Я не курил еще год, а потом сорвался. Меня повезли в Тверию. Я принял участие в знаменитом кулачном бою израильских бардов с бандой бритоголовых июльской ночью девяносто седьмого года. Я люблю бардов, я люблю их ежегодные сборища на берегу Тивериадского озера, так называемую "Дуговку". И вот я, насосавшись кошерного коньяка, без единой сигареты в карманах безразмерных джинсов, отправился к ним из гостиничного номера, спускаясь по круче библейских гор, оскальзываясь в темноте, шипя сквозь зубы и взревывая, как бегемот, которым на тот момент и являлся. Я дошел до Дуговки, раскинувшейся на берегах Галилейского моря, и с ходу принял участие в драке со скинхедами. Это было знаменитое, расписанное потом во всех газетах, нападение банды бритоголовых на участников фестиваля. Я ничего не понял сначала. Я увидел мятущиеся тени. Я схватил первое попавшееся в руки, что-то полуокруглое, как ребенок. Это оказалась гитара, и я ударил ею. Сначала я ударил по голове одного скинхеда, потом другого, потом ударили по голове меня. Я дрался, рыча, как саблезубый тигр, трубя, как мастодонт, я мстил за полтора года никотинового воздержания. Потом я ничего не помню.

Я обнаружил себя под утро, пьяного, сидящего под кустом в окружении толпы волосатого народа, с гитарой в руках и поющего "Моряк, покрепче вяжи узлы" – песню Городницкого, и самого Городницкого, стоящего рядом, со всхлипом утирающего слезы умиления и сорванным голосом повторяющего: "О, эти сопляки! Мои верные, непобедимые сопляки!.." Вокруг было совершенно невозможно дышать, так было накурено, и на моих ногах располагались две великолепные крашеные блондинки, смотревшие на меня совершенно влюбленно, несмотря на мой живот. И я увидел, что сквозь толпу, в сопровождении трех полицейских с дубинками наизготовку, продирается моя жена с безумными глазами, и взял последний аккорд, и рявкнул на излете что-то непотребное, и швырнул гитару Марине Меламед, которая ее на лету поймала, и блондинки зааплодировали, хотя ничего не поняли – они были марокканками, и толпа ахнула, и я, непобежденно глядя в глаза жене, хрипло потребовал, щелкнув в воздухе толстыми пальцами – сигарету! – и сигарета была мне вручена ровно через секунду, уже горящая, со следами губной помады на фильтре. И никакой Маниту никакого Чингачгука, клянусь вам, не испытывал такого кайфа при вручении ему всех на свете трубок мира, когда я затянулся этой измазанной самокруткой.

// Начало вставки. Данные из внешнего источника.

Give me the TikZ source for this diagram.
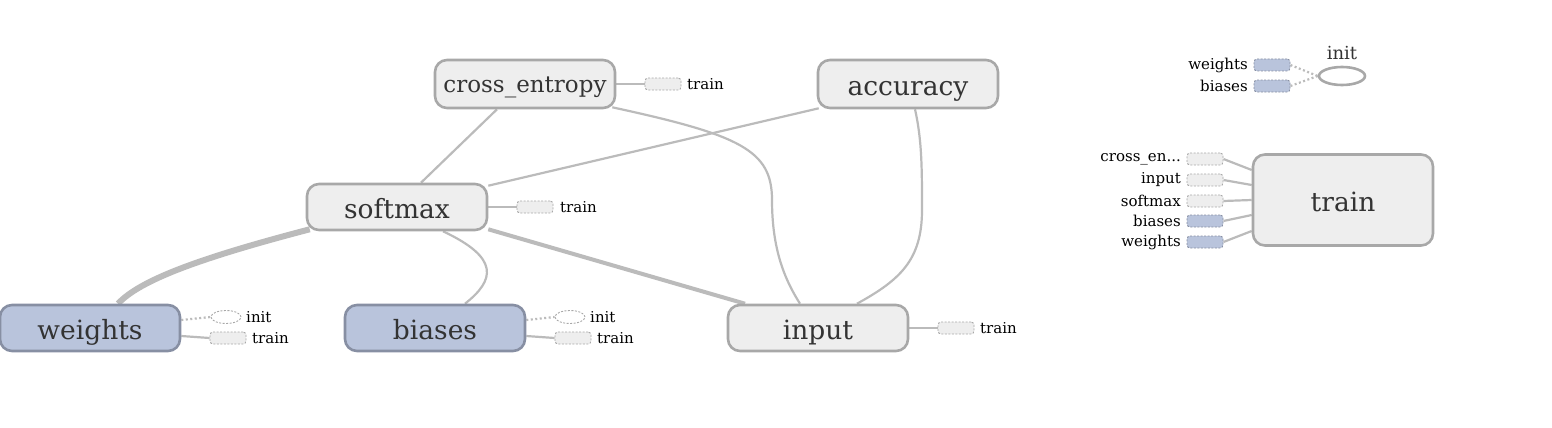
\documentclass[tikz,border=0pt]{standalone}
\usepackage{fontspec}
\setmainfont{DejaVu Serif}
\usetikzlibrary{backgrounds,shapes.geometric}
\definecolor{boxfill}{HTML}{EEEEEE}
\definecolor{boxline}{HTML}{A8A8A8}
\definecolor{bluefill}{HTML}{B9C4DC}
\definecolor{blueline}{HTML}{878FA3}
\definecolor{edgec}{HTML}{BBBBBB}
\definecolor{txt}{HTML}{333333}
\tikzset{
  opbox/.style={draw=boxline, fill=boxfill, line width=2.6pt, rounded corners=12pt,
    minimum width=180pt, minimum height=46pt, inner sep=0pt, text=txt,
    font=\fontsize{26.5}{28}\selectfont, text height=22pt, text depth=0pt},
  varbox/.style={opbox, draw=blueline, fill=bluefill},
  smallbox/.style={draw=boxline, fill=boxfill, dash pattern=on 2pt off 1.5pt, line width=0.9pt,
    rounded corners=3pt, minimum width=36pt, minimum height=12pt, inner sep=0pt},
  smallblue/.style={smallbox, draw=blueline, fill=bluefill},
  smallell/.style={draw=boxline, fill=white, dash pattern=on 2pt off 1.5pt, line width=0.9pt,
    ellipse, minimum width=30pt, minimum height=13pt, inner sep=0pt},
  lbl/.style={font=\fontsize{15}{16}\selectfont, text=black, inner sep=0pt},
  edge/.style={draw=edgec, line width=2.2pt},
  dotedge/.style={draw=edgec, line width=2.2pt, dash pattern=on 2pt off 2.5pt},
}
\begin{document}
\begin{tikzpicture}[x=1pt,y=-1pt]
\useasboundingbox (0,0) rectangle (1552,428);
% main nodes
\node[opbox, minimum height=48pt, font=\fontsize{23}{25}\selectfont, text height=17pt] (ce) at (525,84) {cross\_entropy};
\node[opbox, minimum height=48pt] (acc) at (908,84) {accuracy};
\node[opbox] (sm) at (397,207) {softmax};
\node[varbox] (w) at (90,328) {weights};
\node[varbox] (b) at (435,328) {biases};
\node[opbox] (in) at (818,328) {input};
\node[opbox, minimum height=91pt] (tr) at (1343,200) {train};
\node[draw=boxline, line width=2.6pt, ellipse, minimum width=46pt, minimum height=18pt, inner sep=0pt] (ini) at (1342,76) {};
\node[font=\fontsize{18}{19}\selectfont, text=txt, inner sep=0pt] (inil) at (1342,53) {init};
% small boxes and labels
\node[smallbox] (cet) at (663,84) {};
\node[lbl, anchor=west] (cetl) at (687,84) {train};
\node[smallbox] (smt) at (535,207) {};
\node[lbl, anchor=west] (smtl) at (560,207) {train};
\node[smallell] (wi) at (226,317) {};
\node[lbl, anchor=west] (wil) at (246,317) {init};
\node[smallbox] (wt) at (228,338) {};
\node[lbl, anchor=west] (wtl) at (252,338) {train};
\node[smallell] (bi) at (570,317) {};
\node[lbl, anchor=west] (bil) at (590,317) {init};
\node[smallbox] (bt) at (573,338) {};
\node[lbl, anchor=west] (btl) at (597,338) {train};
\node[smallbox] (int) at (956,328) {};
\node[lbl, anchor=west] (intl) at (980,328) {train};
% train inputs
\node[smallbox] (t1) at (1205,159) {};
\node[smallbox] (t2) at (1205,180) {};
\node[smallbox] (t3) at (1205,201) {};
\node[smallblue] (t4) at (1205,221) {};
\node[smallblue] (t5) at (1205,242) {};
\node[lbl, anchor=east] (t1l) at (1181,159) {cross\_en...};
\node[lbl, anchor=east] (t2l) at (1181,180) {input};
\node[lbl, anchor=east] (t3l) at (1181,201) {softmax};
\node[lbl, anchor=east] (t4l) at (1181,221) {biases};
\node[lbl, anchor=east] (t5l) at (1181,242) {weights};
% init inputs
\node[smallblue] (i1) at (1272,65) {};
\node[smallblue] (i2) at (1272,86) {};
\node[lbl, anchor=east] (i1l) at (1248,65) {weights};
\node[lbl, anchor=east] (i2l) at (1248,86) {biases};
\begin{scope}[on background layer]
  \draw[edge] ([xshift=-28pt]ce.south) -- ([xshift=24pt]sm.north);
  \draw[edge] ([xshift=-4pt,yshift=2pt]ce.south east) .. controls (740,135) and (772,150) .. (772,200)
      .. controls (772,250) and (785,280) .. ([xshift=-18pt]in.north);
  \draw[edge] ([xshift=2pt,yshift=1pt]acc.south west) -- ([yshift=-3pt]sm.north east);
  \draw[edge] ([xshift=7pt]acc.south) .. controls (922,140) and (922,170) .. (922,210)
      .. controls (922,260) and (900,280) .. ([xshift=39pt]in.north);
  \draw[edge, line width=6pt] ([xshift=4pt,yshift=2pt]sm.south west) .. controls (200,258) and (140,280) .. ([xshift=28pt]w.north);
  \draw[edge] ([xshift=46pt]sm.south) .. controls (500,258) and (495,280) .. ([xshift=30pt]b.north);
  \draw[edge, line width=4pt] ([yshift=2pt]sm.south east) -- ([xshift=-73pt]in.north);
  \draw[edge] (ce.east) -- (cet.west);
  \draw[edge] (sm.east) -- (smt.west);
  \draw[edge] (in.east) -- (int.west);
  \draw[dotedge] ([yshift=8pt]w.east) -- (wi.west);
  \draw[edge] ([yshift=-8pt]w.east) -- (wt.west);
  \draw[dotedge] ([yshift=8pt]b.east) -- (bi.west);
  \draw[edge] ([yshift=-8pt]b.east) -- (bt.west);
  \draw[edge] (t1.east) -- ([yshift=30pt]tr.west);
  \draw[edge] (t2.east) -- ([yshift=15pt]tr.west);
  \draw[edge] (t3.east) -- (tr.west);
  \draw[edge] (t4.east) -- ([yshift=-15pt]tr.west);
  \draw[edge] (t5.east) -- ([yshift=-31pt]tr.west);
  \draw[dotedge] (i1.east) -- (ini.west);
  \draw[dotedge] (i2.east) -- (ini.west);
\end{scope}
\end{tikzpicture}
\end{document}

Нечего говорить, что после этого случая я вернулся к нормальному курению, и тут же перестал жрать, и похудел на тридцать пять кило. И за все вышеизложенное мне не стыдно, нет. Мне стыдно только перед моей женой, которая прилагала и продолжает прилагать максимальные усилия к моему спасению от пагубного порока.

Вы уже поняли, зачем я понаписал все это? Вот уже четвертый день я не курю снова. Это будет третья попытка. Последняя в этой жизни, как я полагаю.


Казалось бы, все понятно, и нечего тут литературу разводить – не произведения нас радуют, а тот ассоциативный ряд, который они за собой тащат. Это Макаревич сказал, а я за ним повторяю.


Когда я без сигареты, то не знаю, куда мне девать руки.